45 Years on, Black Sabbath’s Sabotage Still Glimmers with the Allure of Limitless Creative Possibility
For Rhino’s fourth Sabbath reissue this year, the metal giants’ most flamboyantly strange album gets augmented with a sterling remaster and an essential archival live show

It’s difficult to conceive from today’s perspective, but hearing Black Sabbath for the first time in the early 1970s had to have been an earth-shattering experience, particularly for listeners still in the adolescent throes of music discovery. We know this because dozens of them who went on to form famous bands have expressed a reverence so devout, it’s as if Black Sabbath’s music defines who they are at the core of their being. Although fellow figureheads like Led Zeppelin, Deep Purple, Alice Cooper and even Funkadelic helped sow the seeds of what would eventually come to be known as heavy metal, Sabbath were indisputably the first to bring those seeds to fruition.
At the time, there was simply no precedent for the dense, ominous twist that Sabbath put on the rock template, and it’s no exaggeration to describe the Birmingham, England quartet’s self-titled debut in terms of a Big Bang-scale event that birthed a new musical universe. By the same token, the band’s work can have just as profound an impact on one’s musical perspective in the present day, even with multiple generations of musicians having built on the initial foundation. Much like Beatles-inspired harmonies can be found everywhere in pop music, the influence of guitarist Tony Iommi’s riffing style is so pervasive that it’s become a kind of public-domain library to draw from. Without Iommi, entire movements like stoner rock, sludge and doom metal never have a basis to form.
Oddly, though, scores of bands who owe their existence to Black Sabbath have focused only on the band’s most superficial qualities. With countless Sabbath covers attempted by everyone from Charles Bradley to Cannibal Corpse, it’s telling that so many marquee hard-rock acts—Soundgarden, Kyuss, Faith No More, Metallica, Pantera, White Zombie, Al Jourgensen, Weezer, etc., etc.—haven’t come close to capturing the nuance or dynamics of the originals. Which indicates that there’s something about Black Sabbath that’s impossible to pin down, much less replicate. And anyone who sees the band according to a confining definition of metal is in for a world of surprise with Sabotage, an album that’s every bit as flamboyant and strange as the band looks on the cover, dressed in a motley assortment of loud ‘70s clothing—except that the music has aged far better than the outfits.
For simplicity’s sake, Black Sabbath’s classic-era work with original vocalist Ozzy Osbourne divides into two distinct periods: a four-album block consisting mainly of the metallic, funereal style the band is celebrated for, and another four-album block of more exploratory material that showcases Sabbath stretching out in myriad directions. That said, the first four albums can hardly be considered one-dimensional affairs.

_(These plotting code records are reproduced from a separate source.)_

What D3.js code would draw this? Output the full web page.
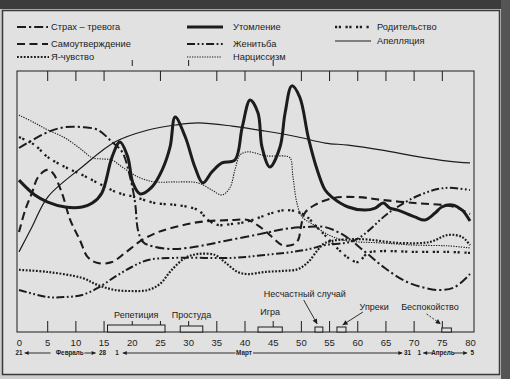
<!DOCTYPE html>
<html><head><meta charset="utf-8">
<script src="https://cdn.jsdelivr.net/npm/d3@7"></script>
<style>
body{margin:0;background:#cfcfcf;}
svg{display:block;font-family:"Liberation Sans",Arial,sans-serif;}
</style>
</head><body>
<svg id="c" width="510" height="379"></svg>
<script>
// ---------- DATA ----------
const categories = ["Страх – тревога","Самоутверждение","Я-чувство","Утомление","Женитьба","Нарциссизм","Родительство","Апелляция"];

// [day, level]
const strahTrevoga = [[0,70.5],[5.1,76.6],[8.2,78.5],[11.2,78.5],[14.0,77.4],[16.5,72.8],[18.3,69.0],[19.7,59.4],[20.6,49.4],[21.1,39.1],[22.0,34.5],[24.1,32.6],[27.7,31.8],[33.0,33.3],[36.5,34.9],[40.1,36.4],[43.6,37.9],[47.2,39.5],[50.7,40.2],[54.3,40.2],[57.8,36.8],[61.4,30.7],[64.9,24.5],[68.5,19.5],[72.0,16.9],[74.7,16.1],[77.3,17.2],[80,22.2]];
const samoutverzhdenie = [[0,38.3],[1.1,46.7],[2.3,53.3],[3.4,59.4],[5.0,62.1],[6.0,60.9],[7.6,53.3],[9.1,42.9],[10.8,35.2],[12.2,28.7],[14.0,26.4],[16.5,26.8],[18.8,30.3],[21.8,35.2],[24.7,38.3],[27.7,40.2],[31.8,42.1],[37.8,42.9],[40.6,42.9],[42.8,40.2],[44.9,36.4],[46.7,33.3],[48.4,33.3],[49.5,35.2],[50.0,40.2],[50.7,45.6],[52.5,48.7],[55.7,51.3],[60.0,51.7],[64.4,50.6],[70.2,49.4],[75.0,48.7],[77.3,47.9],[80,45.2]];
const yaChuvstvo = [[0,23.8],[5.1,23.0],[11.2,20.7],[14.0,18.0],[17.0,16.1],[20.0,15.7],[22.9,16.1],[25.0,18.4],[27.1,23.8],[29.5,28.4],[31.8,29.9],[34.8,29.5],[36.5,26.8],[38.8,23.0],[40.6,22.2],[43.6,23.0],[46.7,23.4],[49.5,24.1],[51.3,26.8],[53.0,31.4],[54.3,34.1],[60.1,35.6],[67.6,34.1],[72.9,34.5],[76.1,37.2],[78.6,36.4],[80,33.3]];
const utomlenie = [[0,58.2],[2.8,52.5],[5.1,49.8],[8.2,47.9],[11.2,47.9],[13.0,49.4],[14.7,53.3],[16.5,67.0],[17.9,72.8],[19.3,67.0],[20.2,57.1],[21.5,52.9],[23.6,55.6],[25.4,62.1],[26.8,70.9],[27.7,82.4],[29.5,74.7],[31.2,63.2],[32.6,57.1],[34.2,61.3],[36.0,64.8],[38.3,65.9],[39.6,78.5],[41.0,88.9],[42.4,83.9],[43.1,70.9],[44.5,63.2],[46.3,70.9],[47.2,83.9],[48.4,94.3],[49.8,90.0],[51.3,74.7],[52.9,62.1],[54.3,54.4],[55.5,51.7],[58.4,47.9],[61.4,46.7],[63.2,47.5],[64.6,49.4],[65.8,47.5],[67.2,46.7],[70.2,44.1],[72.0,42.9],[73.8,45.6],[75.0,47.9],[76.8,48.7],[78.6,46.7],[80,42.5]];
const zhenitba = [[0,16.1],[5.1,13.4],[8.2,13.4],[11.2,14.2],[14.0,16.9],[17.0,21.1],[20.0,24.9],[22.9,27.6],[27.7,28.4],[37.8,28.4],[43.6,29.5],[50.7,31.4],[54.3,33.3],[59.6,35.2],[65.8,46.0],[71.1,52.5],[75.6,55.2],[80,54.4]];
const nartsissizm = [[0,83.1],[2.8,80.1],[5.1,77.4],[8.2,74.3],[11.2,69.7],[13.0,66.7],[14.7,66.3],[16.5,65.9],[18.3,63.2],[21.1,59.4],[24.1,57.5],[27.7,57.5],[31.8,57.1],[34.2,54.4],[36.0,52.5],[37.4,55.2],[38.3,62.1],[39.2,67.8],[40.4,69.0],[41.9,68.6],[43.1,67.8],[44.2,67.4],[47.2,67.4],[48.1,66.7],[48.6,59.4],[49.3,49.4],[50.2,44.1],[52.0,41.4],[54.3,37.9],[57.5,35.2],[64.4,34.1],[70.2,33.3],[76.1,33.0],[80,32.2]];
const roditelstvo = [[0,74.7],[2.8,71.6],[5.1,67.0],[8.2,63.2],[11.2,60.2],[14.7,56.3],[17.6,53.3],[20.6,51.7],[24.1,49.4],[27.7,48.7],[31.8,46.7],[33.5,42.9],[35.3,41.0],[37.8,41.4],[40.1,42.1],[42.4,43.7],[44.9,45.6],[47.2,46.7],[49.5,46.0],[51.3,43.7],[53.0,39.8],[54.3,37.0],[56.5,32.0],[58.4,28.4],[60.1,26.8],[61.9,30.3],[64.4,31.0],[70.2,30.7],[76.1,30.7],[80,30.3]];
const appelyatsiya = [[0,30.7],[2.3,40.2],[5.1,51.7],[11.2,63.2],[17.0,72.8],[22.9,77.4],[27.7,79.3],[31.8,80.1],[37.8,78.9],[43.6,77.0],[49.5,74.7],[54.3,72.4],[58.4,71.6],[64.4,69.7],[70.2,67.4],[76.1,65.5],[80,64.8]];

const seriesValues = [strahTrevoga, samoutverzhdenie, yaChuvstvo, utomlenie, zhenitba, nartsissizm, roditelstvo, appelyatsiya];

const xTickLabels = [0,5,10,15,20,25,30,35,40,45,50,55,60,65,70,75,80];

const eventNames = ["Репетиция","Простуда","Игра","Несчастный случай","Упреки","Беспокойство"];
const eventStart = [15.7, 28.6, 42.4, 52.5, 56.4, 75.0];
const eventEnd   = [25.9, 32.6, 46.7, 53.9, 58.0, 76.7];

const monthLabels = ["21","Февраль","28","1","Март","31","1","Апрель","5"];
const monthDays   = [0, 9.0, 14.8, 17.4, 39.9, 68.9, 71.0, 75.2, 80.4];

// ---------- STYLES / LAYOUT ----------
const ink = "#1c1c1c";
const styles = {
  "Страх – тревога": {w:2.0, dash:"9,3,2.2,3"},
  "Самоутверждение": {w:2.1, dash:"8,4.5"},
  "Я-чувство":       {w:2.2, dash:"1.8,1.6"},
  "Утомление":       {w:3.0, dash:null},
  "Женитьба":        {w:2.0, dash:"8,2.5,1.8,2.5,1.8,2.5"},
  "Нарциссизм":      {w:1.1, dash:"1.3,1.2"},
  "Родительство":    {w:2.3, dash:"2.2,1.6,2.2,4.5"},
  "Апелляция":       {w:1.2, dash:null}
};
const legendPos = {
  "Страх – тревога": [17,48,27,51],
  "Самоутверждение": [17,48,44,51],
  "Я-чувство":       [17,49,57,51],
  "Утомление":       [187,223,27,233],
  "Женитьба":        [187,223,44,233],
  "Нарциссизм":      [187,222,57,233],
  "Родительство":    [335,370,27,377],
  "Апелляция":       [335,371,41,377]
};

const svg = d3.select("#c");
const W = 510, H = 379;
const x = d3.scaleLinear().domain([0,80]).range([19,470]);
const y = d3.scaleLinear().domain([0,100]).range([332,71]);
const plot = {x0:17, x1:474, y0:71, y1:332};

// background (scanned page)
svg.append("rect").attr("width",W).attr("height",H).attr("fill","#cdcdcd");
svg.append("rect").attr("x",2.5).attr("y",10.5).attr("width",497).attr("height",364)
  .attr("fill","#e1e1e1").attr("stroke","#3a3a3a").attr("stroke-width",1.5);
svg.append("rect").attr("x",0).attr("y",0).attr("width",W).attr("height",9).attr("fill","#3c3c3c");
svg.append("rect").attr("x",501).attr("y",0).attr("width",9).attr("height",H).attr("fill","#555");

const defs = svg.append("defs");
defs.append("clipPath").attr("id","clip").append("rect")
  .attr("x",plot.x0).attr("y",plot.y0).attr("width",plot.x1-plot.x0).attr("height",plot.y1-plot.y0);
defs.append("marker").attr("id","ah").attr("viewBox","0 0 10 10").attr("refX",10).attr("refY",5)
  .attr("markerWidth",6).attr("markerHeight",4).attr("markerUnits","userSpaceOnUse")
  .attr("orient","auto").append("path").attr("d","M0,0L10,5L0,10z").attr("fill",ink);
defs.append("marker").attr("id","ah2").attr("viewBox","0 0 10 10").attr("refX",10).attr("refY",5)
  .attr("markerWidth",6).attr("markerHeight",5).attr("markerUnits","userSpaceOnUse")
  .attr("orient","auto").append("path").attr("d","M0,0L10,5L0,10z").attr("fill",ink);

// plot frame
svg.append("rect").attr("x",plot.x0).attr("y",plot.y0).attr("width",plot.x1-plot.x0).attr("height",plot.y1-plot.y0)
  .attr("fill","none").attr("stroke",ink).attr("stroke-width",1);

// top ticks
const topAxis = d3.axisTop(x).tickValues(xTickLabels.filter(d=>d>0&&d<80)).tickSize(-10).tickFormat("");
const gt = svg.append("g").attr("transform",`translate(0,${plot.y0})`).call(topAxis);
gt.select(".domain").remove();
gt.selectAll("line").attr("stroke",ink).attr("stroke-width",1);

// bottom axis
const botAxis = d3.axisBottom(x).tickValues(xTickLabels).tickSize(-11).tickPadding(5).tickFormat(d=>d);
const gb = svg.append("g").attr("transform",`translate(0,${plot.y1})`).call(botAxis);
gb.select(".domain").remove();
gb.selectAll(".tick").filter(d=>d===0||d===80).select("line").remove();
gb.selectAll("line").attr("stroke",ink).attr("stroke-width",1);
gb.selectAll("text").attr("fill",ink).style("font-size","9.5px").style("font-family","'Liberation Sans',Arial,sans-serif")
  .attr("dy","0.9em");

// event boxes
const evH = [7,6,5,5,5,4];
eventNames.forEach((n,i)=>{
  svg.append("rect").attr("x",x(eventStart[i])).attr("y",plot.y1-evH[i])
    .attr("width",x(eventEnd[i])-x(eventStart[i])).attr("height",evH[i])
    .attr("fill","#e1e1e1").attr("stroke",ink).attr("stroke-width",1);
});
// ticks that rise above boxes
gb.selectAll(".tick").filter(d=>d===20||d===30||d===45||d===75).select("line")
  .each(function(){ this.parentNode.parentNode.appendChild(this.parentNode); });
svg.selectAll(".tick").filter(d=>d===20||d===30||d===45).select("line").attr("y1",-5).attr("y2",-11);

// event labels
const evLabelPos = {
  "Репетиция":[null,318],"Простуда":[null,318],"Игра":[null,315],
  "Несчастный случай":[50.7,297],"Упреки":[63.0,310],"Беспокойство":[72.9,310]
};
eventNames.forEach((n,i)=>{
  const p = evLabelPos[n];
  const cx = p[0]===null ? (eventStart[i]+eventEnd[i])/2 : p[0];
  svg.append("text").attr("x",x(cx)).attr("y",p[1]).attr("text-anchor","middle")
    .attr("fill",ink).style("font-size","9px").text(n);
});
// annotation arrows (label -> box)
const evArrows = [
  [50.5,300,52.9,324,null],
  [61.0,312,57.4,325,null],
  [72.3,314,74.8,324,"2,1.5"]
];
evArrows.forEach(a=>{
  svg.append("line").attr("x1",x(a[0])).attr("y1",a[1]).attr("x2",x(a[2])).attr("y2",a[3])
    .attr("stroke",ink).attr("stroke-width",0.9).attr("stroke-dasharray",a[4])
    .attr("marker-end","url(#ah2)");
});

// month row
const my = 353;
monthLabels.forEach((m,i)=>{
  svg.append("text").attr("x",x(monthDays[i])).attr("y",my+2.3).attr("text-anchor","middle")
    .attr("fill",ink).style("font-size","6.3px").style("font-weight","bold").text(m);
});
const monthArrows = [[5.6,1.0],[11.6,13.6],[38.4,18.4],[41.5,68.0],[73.3,71.7],[77.1,79.5]];
monthArrows.forEach(a=>{
  svg.append("line").attr("x1",x(a[0])).attr("y1",my).attr("x2",x(a[1])).attr("y2",my)
    .attr("stroke",ink).attr("stroke-width",0.9).attr("marker-end","url(#ah)");
});

// curves
const line = d3.line().x(d=>x(d[0])).y(d=>y(d[1])).curve(d3.curveCatmullRom.alpha(0.5));
const gc = svg.append("g").attr("clip-path","url(#clip)");
categories.forEach((c,i)=>{
  const s = styles[c];
  gc.append("path").attr("d",line(seriesValues[i])).attr("fill","none")
    .attr("stroke",ink).attr("stroke-width",s.w).attr("stroke-dasharray",s.dash)
    .attr("stroke-linejoin","round");
});

// legend
categories.forEach(c=>{
  const s = styles[c], p = legendPos[c];
  svg.append("line").attr("x1",p[0]).attr("x2",p[1]).attr("y1",p[2]).attr("y2",p[2])
    .attr("stroke",ink).attr("stroke-width",s.w).attr("stroke-dasharray",s.dash);
  svg.append("text").attr("x",p[3]).attr("y",p[2]+3.3).attr("fill",ink)
    .style("font-size","9.3px").text(c);
});
</script>
</body></html>
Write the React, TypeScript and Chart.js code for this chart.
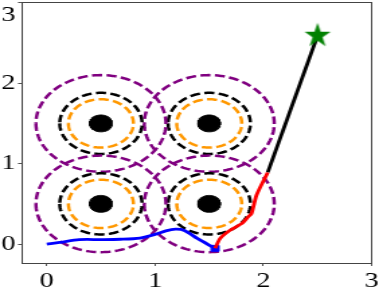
import React, { useEffect, useRef } from 'react';
import { Chart, registerables } from 'chart.js';

Chart.register(...registerables);

// ---- data ----
const obstacleX = [0.5, 1.5, 0.5, 1.5];
const obstacleY = [0.5, 0.5, 1.5, 1.5];
const coreRadius = 0.105;
const ringRadii = [0.3, 0.38, 0.6];
const ringColors = ['#ff9800', '#000000', '#800080'];

const blueX = [0, 0.12, 0.3, 0.5, 0.68, 0.86, 1.0, 1.1, 1.19, 1.27, 1.39, 1.554];
const blueY = [0, 0.02, 0.055, 0.056, 0.06, 0.075, 0.12, 0.165, 0.185, 0.17, 0.07, -0.053];

const redX = [1.554, 1.6, 1.692, 1.8, 1.86, 1.89, 1.936, 2.04];
const redY = [-0.053, 0.07, 0.173, 0.256, 0.34, 0.38, 0.607, 0.89];

const blackX = [2.04, 2.5];
const blackY = [0.89, 2.59];

const goalX = [2.5];
const goalY = [2.59];

const xTicks = [0, 1, 2, 3];
const xLabels = ['0', '1', '2', '3'];
const yTicks = [0, 1, 2, 3];
const yLabels = ['0', '1', '2', '3'];

const X_MIN = -0.228;
const X_MAX = 3;
const Y_MIN = -0.235;
const Y_MAX = 3;

// ---- layout ----
const CANVAS_W = 282;
const CANVAS_H = 292;
const STRETCH = 379 / CANVAS_W;
const FONT = 'Liberation Serif';

function ringPoints(cx: number, cy: number, r: number) {
  const pts: { x: number; y: number }[] = [];
  const n = 140;
  for (let k = 0; k <= n; k++) {
    const a = Math.PI + (2 * Math.PI * k) / n;
    pts.push({ x: cx + r * Math.cos(a), y: cy + r * Math.sin(a) });
  }
  return pts;
}

function zipXY(xs: number[], ys: number[]) {
  return xs.map((x, i) => ({ x, y: ys[i] }));
}

function makeStar(color: string, rOuter: number, sx: number) {
  const c = document.createElement('canvas');
  const size = Math.ceil(2 * rOuter + 4);
  c.width = size;
  c.height = size;
  const g = c.getContext('2d')!;
  g.translate(size / 2, size / 2);
  g.scale(sx, 1);
  const rInner = rOuter * 0.381966;
  g.beginPath();
  for (let i = 0; i < 10; i++) {
    const rad = i % 2 === 0 ? rOuter : rInner;
    const a = -Math.PI / 2 + (i * Math.PI) / 5;
    const px = rad * Math.cos(a);
    const py = rad * Math.sin(a);
    if (i === 0) g.moveTo(px, py);
    else g.lineTo(px, py);
  }
  g.closePath();
  g.fillStyle = color;
  g.fill();
  return c;
}

function zeroPad(s: any) {
  s.paddingLeft = 0;
  s.paddingRight = 0;
  s.paddingTop = 0;
  s.paddingBottom = 0;
}

export default function App() {
  const ref = useRef<HTMLCanvasElement | null>(null);

  useEffect(() => {
    if (!ref.current) return;
    const datasets: any[] = [];

    // rings
    obstacleX.forEach((cx, i) => {
      const cy = obstacleY[i];
      ringRadii.forEach((r, j) => {
        datasets.push({
          data: ringPoints(cx, cy, r),
          showLine: true,
          pointRadius: 0,
          borderColor: ringColors[j],
          borderWidth: 2.5,
          borderDash: [7.5, 3.3],
          fill: false,
          tension: 0,
          order: 10,
        });
      });
      datasets.push({
        data: ringPoints(cx, cy, coreRadius),
        showLine: true,
        pointRadius: 0,
        borderColor: '#000000',
        borderWidth: 1,
        backgroundColor: '#000000',
        fill: 'shape',
        tension: 0,
        order: 9,
      });
    });

    datasets.push({
      data: zipXY(blueX, blueY),
      showLine: true,
      pointRadius: 0,
      borderColor: '#0000ff',
      borderWidth: 2.8,
      tension: 0.3,
      fill: false,
      order: 4,
    });
    datasets.push({
      data: [{ x: blueX[blueX.length - 1], y: blueY[blueY.length - 1] }],
      showLine: false,
      pointStyle: 'rect',
      pointRadius: 4.2,
      pointBackgroundColor: '#0000ff',
      pointBorderColor: '#0000ff',
      order: 3,
    });
    datasets.push({
      data: zipXY(redX, redY),
      showLine: true,
      pointRadius: 0,
      borderColor: '#ff0000',
      borderWidth: 2.8,
      tension: 0.2,
      fill: false,
      order: 2,
    });
    datasets.push({
      data: zipXY(blackX, blackY),
      showLine: true,
      pointRadius: 0,
      borderColor: '#000000',
      borderWidth: 2.8,
      tension: 0,
      fill: false,
      order: 2,
    });
    datasets.push({
      data: zipXY(goalX, goalY),
      showLine: false,
      pointStyle: makeStar('#008000', 12.9, 0.79),
      pointRadius: 10,
      order: 1,
    });

    const tickFont = { family: FONT, size: 21 };

    const chart = new Chart(ref.current, {
      type: 'scatter',
      data: { datasets },
      options: {
        responsive: false,
        devicePixelRatio: 1,
        animation: false,
        layout: { autoPadding: false, padding: { left: 0.4, right: 5.4, top: 2.7, bottom: 0 } },
        plugins: { legend: { display: false }, tooltip: { enabled: false } },
        scales: {
          x: {
            type: 'linear',
            position: 'bottom',
            min: X_MIN,
            max: X_MAX,
            afterBuildTicks: (s: any) => {
              s.ticks = xTicks.map((v) => ({ value: v }));
            },
            afterFit: (s: any) => {
              s.height = 29;
              zeroPad(s);
            },
            ticks: {
              callback: (v: any) => xLabels[xTicks.indexOf(Number(v))],
              font: { ...tickFont, lineHeight: 1 },
              color: '#000000',
              padding: 5,
              maxRotation: 0,
              autoSkip: false,
            },
            grid: { display: true, drawOnChartArea: false, drawTicks: true, tickLength: 3, color: '#555555' },
            border: { display: true, color: '#444444', width: 1 },
          },
          xTop: {
            type: 'linear',
            position: 'top',
            min: X_MIN,
            max: X_MAX,
            display: true,
            afterFit: (s: any) => {
              s.height = 0;
              zeroPad(s);
            },
            ticks: { display: false },
            grid: { display: false, drawTicks: false },
            border: { display: true, color: '#444444', width: 1 },
          },
          y: {
            type: 'linear',
            position: 'left',
            min: Y_MIN,
            max: Y_MAX,
            afterBuildTicks: (s: any) => {
              s.ticks = yTicks.map((v) => ({ value: v }));
            },
            afterFit: (s: any) => {
              s.width = 16;
              zeroPad(s);
            },
            ticks: {
              callback: (v: any) => {
                const idx = yTicks.indexOf(Number(v));
                const lab = yLabels[idx];
                return idx === yTicks.length - 1 ? ['', lab] : lab;
              },
              font: { ...tickFont, lineHeight: 1.2 },
              color: '#000000',
              padding: 2,
              autoSkip: false,
            },
            grid: { display: true, drawOnChartArea: false, drawTicks: true, tickLength: 3, color: '#555555' },
            border: { display: true, color: '#444444', width: 1 },
          },
          yRight: {
            type: 'linear',
            position: 'right',
            min: Y_MIN,
            max: Y_MAX,
            display: true,
            afterFit: (s: any) => {
              s.width = 0;
              zeroPad(s);
            },
            ticks: { display: false },
            grid: { display: false, drawTicks: false },
            border: { display: true, color: '#444444', width: 1 },
          },
        },
      } as any,
    });
    return () => chart.destroy();
  }, []);

  return (
    <div
      style={{
        position: 'fixed',
        left: 0,
        top: 0,
        width: 379,
        height: CANVAS_H,
        overflow: 'hidden',
        background: '#ffffff',
      }}
    >
      <canvas
        ref={ref}
        width={CANVAS_W}
        height={CANVAS_H}
        style={{
          display: 'block',
          width: CANVAS_W,
          height: CANVAS_H,
          transform: `scaleX(${STRETCH})`,
          transformOrigin: '0 0',
        }}
      />
    </div>
  );
}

At points, Black Sabbath (1970), Paranoid (1970), Master of Reality (1971) and Vol. 4 (1972) all deviate sharply from the forbidding ambience that so impressed the band’s musical heirs. And even when those albums stick to a uniform approach, they contain an enormous amount of texture—not to mention residual traces of the band’s roots in blues, psychedelia and jazz along with splashes of hippie flower-power sentiment that add yet more contours to the music.